» DIRECTIONS FOR THIS TASK: Review the material line by line. Identify and copy every line that contains the string "LaTeX".

» RECORDED DATA:
--- Start ---

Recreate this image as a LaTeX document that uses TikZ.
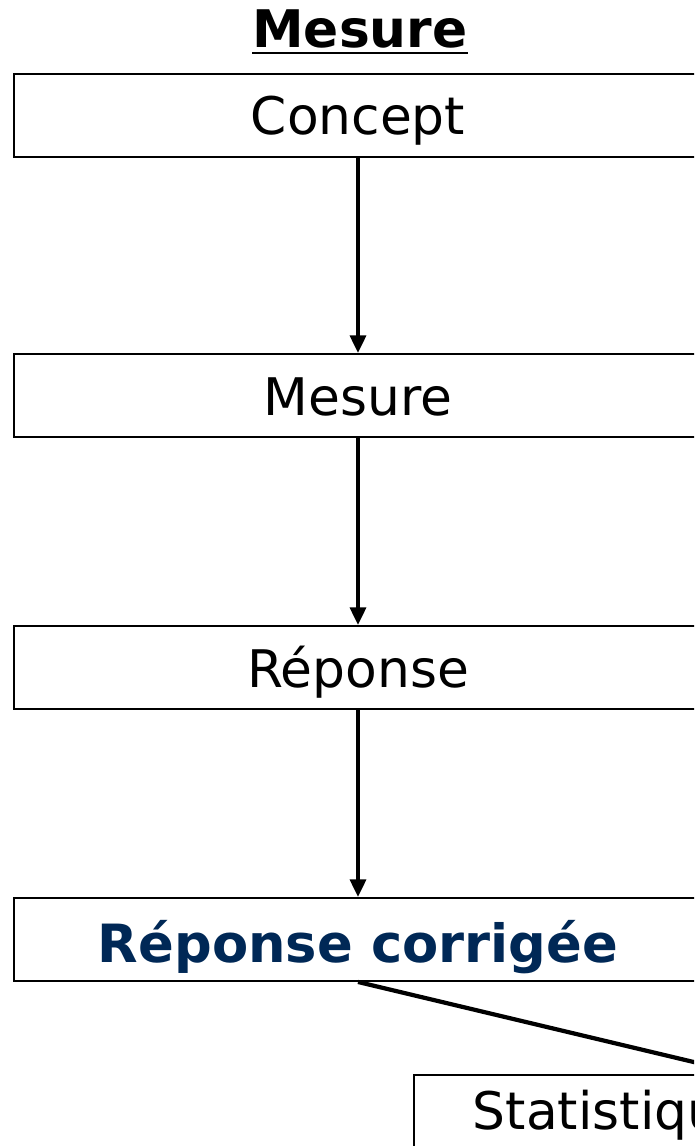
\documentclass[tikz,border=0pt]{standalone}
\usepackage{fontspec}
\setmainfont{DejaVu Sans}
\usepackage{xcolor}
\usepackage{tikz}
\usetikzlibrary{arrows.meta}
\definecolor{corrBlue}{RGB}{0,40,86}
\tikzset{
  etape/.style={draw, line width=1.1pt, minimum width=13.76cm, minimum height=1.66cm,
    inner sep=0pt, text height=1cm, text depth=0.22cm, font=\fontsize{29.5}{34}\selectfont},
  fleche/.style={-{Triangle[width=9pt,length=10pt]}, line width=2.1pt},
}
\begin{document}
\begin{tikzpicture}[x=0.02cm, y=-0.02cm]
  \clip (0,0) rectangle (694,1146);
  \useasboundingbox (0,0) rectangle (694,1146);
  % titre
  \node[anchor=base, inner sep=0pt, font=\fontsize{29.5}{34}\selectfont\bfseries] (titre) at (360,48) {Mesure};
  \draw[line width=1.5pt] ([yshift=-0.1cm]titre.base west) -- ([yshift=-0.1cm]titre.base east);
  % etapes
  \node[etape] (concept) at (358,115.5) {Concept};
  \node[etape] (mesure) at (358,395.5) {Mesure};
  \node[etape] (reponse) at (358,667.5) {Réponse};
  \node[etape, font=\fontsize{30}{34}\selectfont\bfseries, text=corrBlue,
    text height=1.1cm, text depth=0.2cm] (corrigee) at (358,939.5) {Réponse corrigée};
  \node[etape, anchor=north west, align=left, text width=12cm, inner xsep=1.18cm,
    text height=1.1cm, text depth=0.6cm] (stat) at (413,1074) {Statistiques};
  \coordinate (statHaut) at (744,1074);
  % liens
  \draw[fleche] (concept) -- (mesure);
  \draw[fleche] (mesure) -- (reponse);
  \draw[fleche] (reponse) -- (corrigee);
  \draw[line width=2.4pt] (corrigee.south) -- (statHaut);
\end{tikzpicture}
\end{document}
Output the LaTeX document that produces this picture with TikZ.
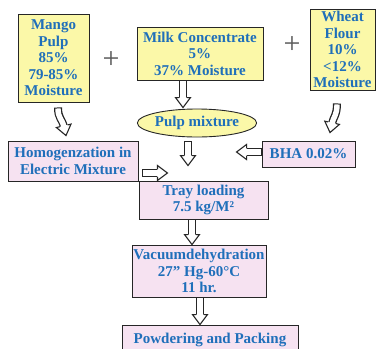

--- End ---
--- Start ---

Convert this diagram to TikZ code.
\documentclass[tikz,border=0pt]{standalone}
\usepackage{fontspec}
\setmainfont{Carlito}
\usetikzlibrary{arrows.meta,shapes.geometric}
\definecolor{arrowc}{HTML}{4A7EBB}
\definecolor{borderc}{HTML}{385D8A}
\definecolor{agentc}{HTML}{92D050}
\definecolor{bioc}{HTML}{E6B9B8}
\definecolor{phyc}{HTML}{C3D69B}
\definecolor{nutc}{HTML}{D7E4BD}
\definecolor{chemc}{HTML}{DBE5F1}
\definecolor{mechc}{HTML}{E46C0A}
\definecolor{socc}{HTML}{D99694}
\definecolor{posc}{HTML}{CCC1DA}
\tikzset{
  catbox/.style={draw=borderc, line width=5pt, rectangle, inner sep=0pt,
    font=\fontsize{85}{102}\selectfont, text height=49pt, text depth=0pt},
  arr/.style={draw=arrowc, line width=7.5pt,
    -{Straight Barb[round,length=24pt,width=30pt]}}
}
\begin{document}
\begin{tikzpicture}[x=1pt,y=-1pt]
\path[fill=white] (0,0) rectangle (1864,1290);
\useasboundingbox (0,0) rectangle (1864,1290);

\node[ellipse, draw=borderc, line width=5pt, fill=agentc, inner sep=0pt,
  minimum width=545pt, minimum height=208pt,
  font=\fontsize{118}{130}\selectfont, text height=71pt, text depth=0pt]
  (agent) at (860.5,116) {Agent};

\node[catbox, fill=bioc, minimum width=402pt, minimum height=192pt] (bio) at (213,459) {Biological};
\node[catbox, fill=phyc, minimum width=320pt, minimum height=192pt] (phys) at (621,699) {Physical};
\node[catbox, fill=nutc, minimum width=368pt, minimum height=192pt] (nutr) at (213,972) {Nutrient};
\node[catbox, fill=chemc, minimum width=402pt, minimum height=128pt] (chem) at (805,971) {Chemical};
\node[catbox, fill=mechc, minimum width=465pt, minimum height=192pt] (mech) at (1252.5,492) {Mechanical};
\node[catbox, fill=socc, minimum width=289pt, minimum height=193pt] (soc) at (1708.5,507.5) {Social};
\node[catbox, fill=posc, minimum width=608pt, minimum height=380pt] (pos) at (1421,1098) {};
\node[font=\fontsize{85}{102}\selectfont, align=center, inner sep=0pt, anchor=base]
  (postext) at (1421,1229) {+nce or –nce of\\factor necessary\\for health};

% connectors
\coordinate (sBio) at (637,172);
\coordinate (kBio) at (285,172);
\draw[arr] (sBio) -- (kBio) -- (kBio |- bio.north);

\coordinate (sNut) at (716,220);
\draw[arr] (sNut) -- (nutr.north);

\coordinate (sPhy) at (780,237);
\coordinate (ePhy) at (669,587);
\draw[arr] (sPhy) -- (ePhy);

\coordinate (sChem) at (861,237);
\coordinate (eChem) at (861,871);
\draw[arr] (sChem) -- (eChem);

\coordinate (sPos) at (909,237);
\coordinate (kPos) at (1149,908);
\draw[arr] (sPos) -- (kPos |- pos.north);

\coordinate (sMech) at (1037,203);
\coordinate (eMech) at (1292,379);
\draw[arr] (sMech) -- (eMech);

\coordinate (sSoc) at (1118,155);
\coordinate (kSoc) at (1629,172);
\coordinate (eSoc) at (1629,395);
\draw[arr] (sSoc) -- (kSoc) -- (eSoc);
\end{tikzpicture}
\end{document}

--- End ---

» WRITTEN ANSWER:
Recreate this image as a LaTeX document that uses TikZ.
Output the LaTeX document that produces this picture with TikZ.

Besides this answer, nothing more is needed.